Dangdut: Musik yang Diremehkan Tapi Mengakar
Selama bertahun-tahun, dangdut kerap ditempatkan di luar lingkar “musik serius”. Dianggap kampungan, murahan, dan hanya untuk hiburan.
Namun di balik stigmanya, dangdut menyimpan energi sosial yang jarang disadari: bentuk kritik, satire, dan ungkapan frustrasi rakyat terhadap struktur yang menindas.
Lirik Dangdut sebagai Jendela Realita
Jika kita menyimak secara utuh, banyak lirik dangdut yang—meski dinyanyikan dengan ringan—justru menyuarakan:
- Ketimpangan sosial
- Ketidakadilan ekonomi
- Kritik terhadap norma patriarkis dan komodifikasi cinta
Misalnya lagu “Gelas-Gelas Kaca” oleh Nia Daniaty. Di balik kisah cinta patah hati, tersimpan gambaran tentang tubuh perempuan yang dilihat dan dihakimi dari luar, seperti kaca etalase.
Lagu “Anak Jalanan” oleh Rhoma Irama secara gamblang berbicara soal anak miskin kota yang kehilangan masa depan karena sistem yang tak memberi ruang.
Cinta sebagai Medan Pertarungan Kelas
Salah satu motif umum dalam dangdut adalah cinta tak sampai karena perbedaan status sosial.
Lagu seperti “Alamat Palsu” (Ayu Ting Ting) dan “Milikku” (Via Vallen) mengemas kisah romansa gagal yang sebenarnya merefleksikan jurang kaya-miskin yang nyata di masyarakat.
Cinta dalam dangdut bukan sekadar urusan hati. Ia adalah medan perjuangan kelas yang sering kali berakhir pada kekalahan mereka yang miskin.
Rhoma Irama: Sang Raja Dangdut dan Imam Sosial
Tak bisa membahas kritik sosial dangdut tanpa menyebut Rhoma Irama.
Dari “Begadang”, “Judi”, hingga “Kehilangan Tongkat”, Rhoma tampil bukan hanya sebagai penyanyi, tapi moral commentator zaman.
Ia menyanyikan apa yang media televisi tak berani tampilkan—tentang korupsi, kemunafikan pemimpin, hingga kemerosotan moral akibat kapitalisme.
Dangdut Koplo dan Ironi Populer
Namun, dekade terakhir membawa perubahan besar: komersialisasi dangdut lewat genre koplo dan remix TikTok.
Banyak lagu dangdut yang kini dikemas lebih vulgar, dan kehilangan narasi kritik sosial yang dulu jadi kekuatannya.

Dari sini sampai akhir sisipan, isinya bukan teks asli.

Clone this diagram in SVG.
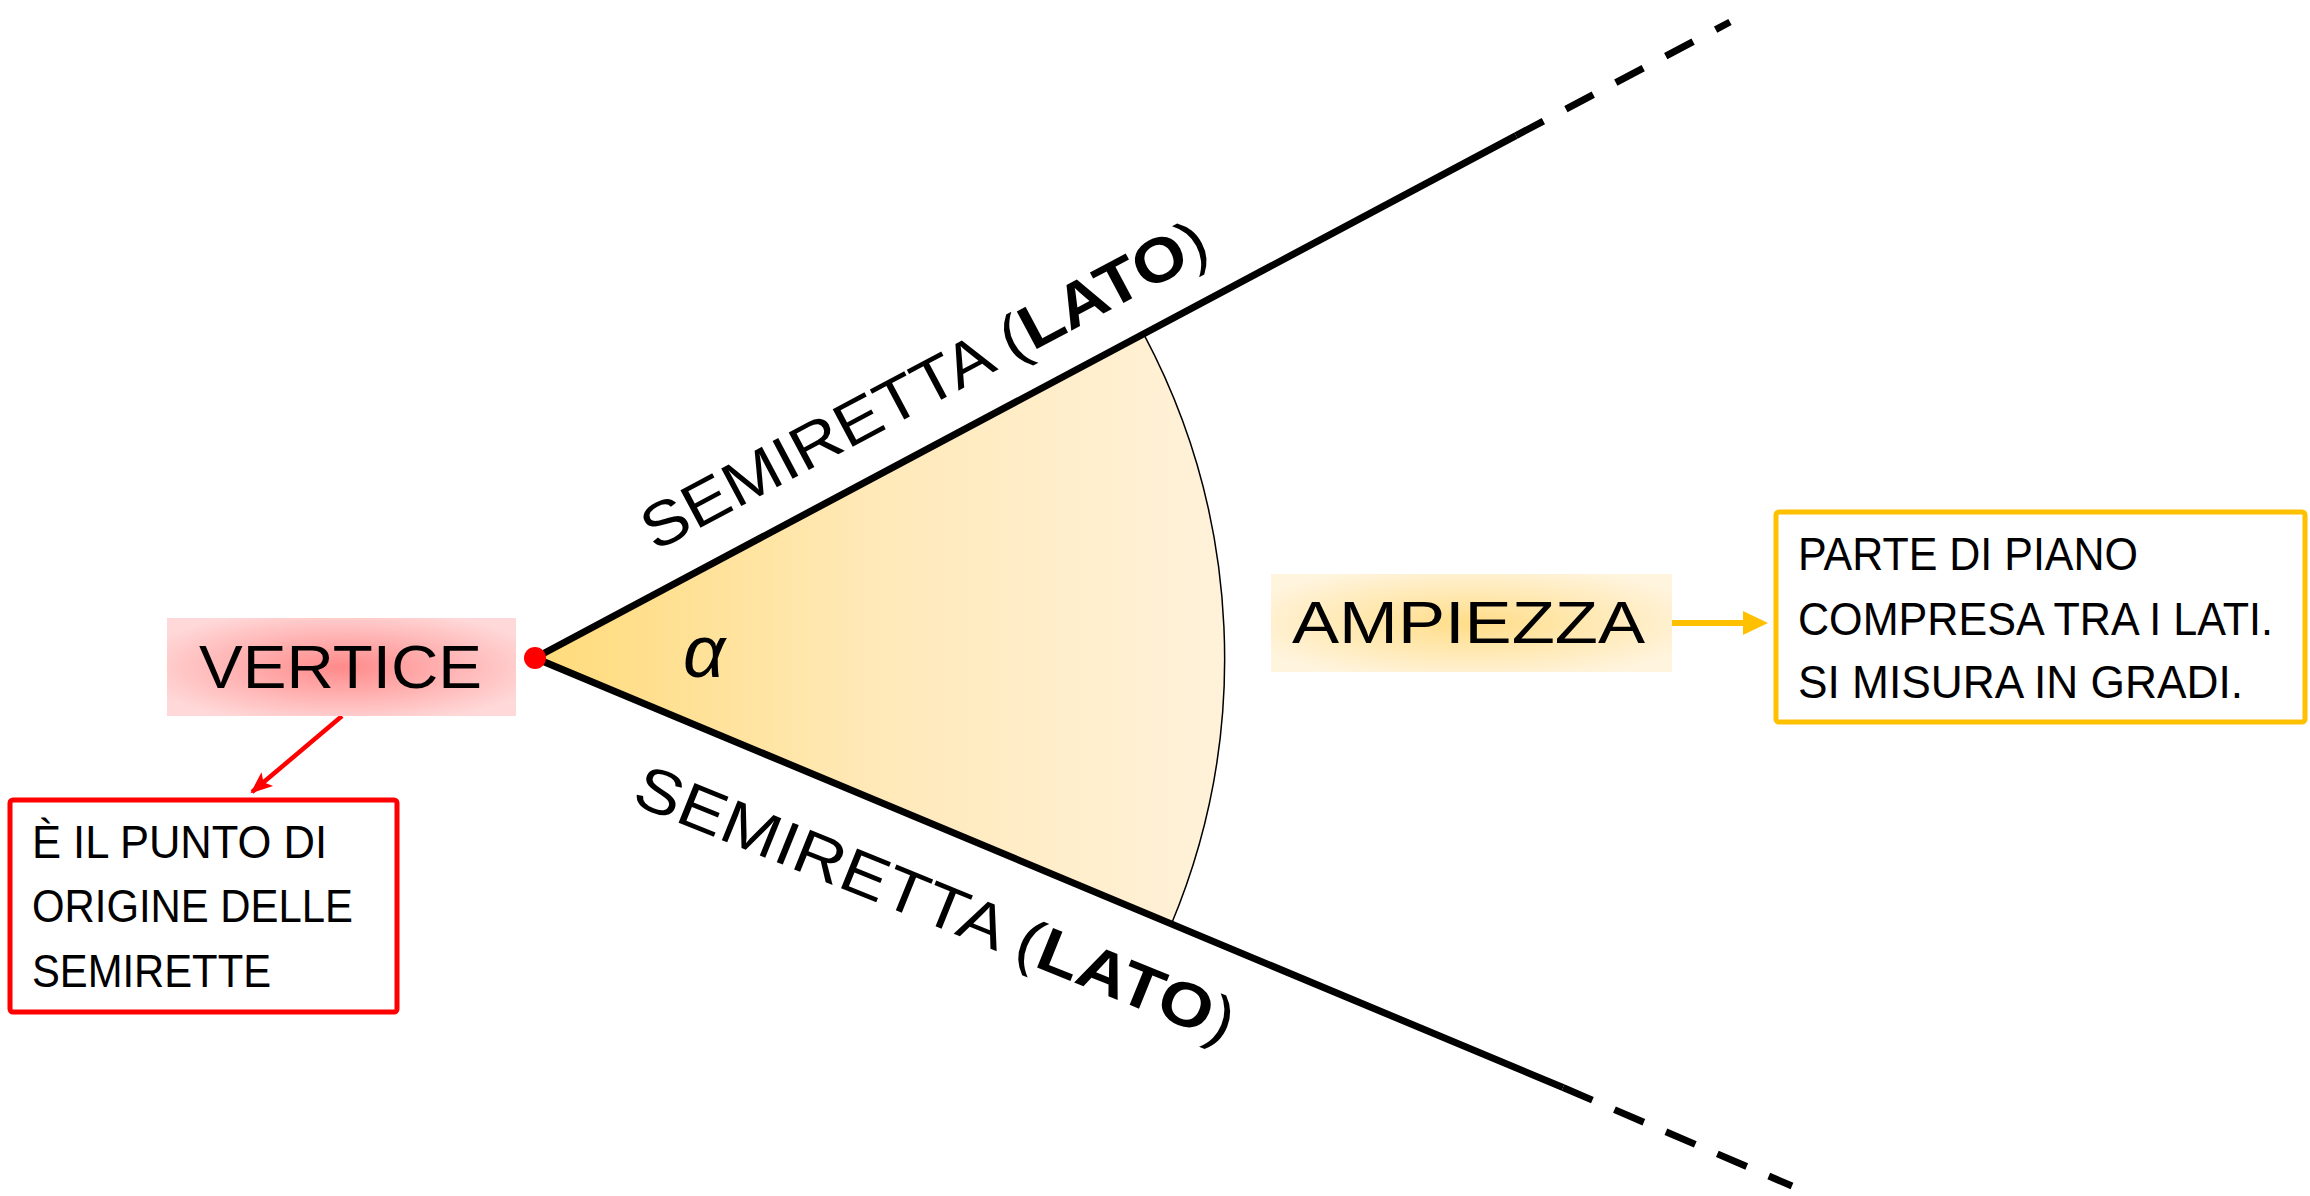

Apakah ini bentuk adaptasi? Atau tanda pemiskinan makna musik rakyat oleh industri hiburan?
Dangdut sebagai Arsip Emosi Kolektif
Terlepas dari bentuknya—klasik, koplo, remix—dangdut adalah arsip liris masyarakat kelas bawah.
Ia menyimpan kesedihan, harapan, protes, dan lelucon yang tak bisa ditulis dalam jurnal atau disuarakan di parlemen.
“Kalau saya marah, saya nyanyi. Kalau saya capek hidup, saya dangdutan.”
— Pak Cokro, penjual angkringan di Yogyakarta
Penutup: Dengarkan Lagi, Tapi Lebih Dalam
Dangdut bukan hanya soal goyang. Ia adalah bahasa rakyat yang menyeberangi batas-batas pendidikan dan ekonomi.
Di dalamnya, terpantul wajah negara: dari kegagalan pembangunan hingga relasi cinta yang dirusak oleh sistem.
Mungkin yang perlu kita lakukan adalah mendengar dengan cara baru.
Karena kritik sosial itu tak selalu hadir dalam debat politik. Kadang ia menyelinap dalam lagu yang diputar keras di hajatan, atau disiulkan pelan oleh tukang becak.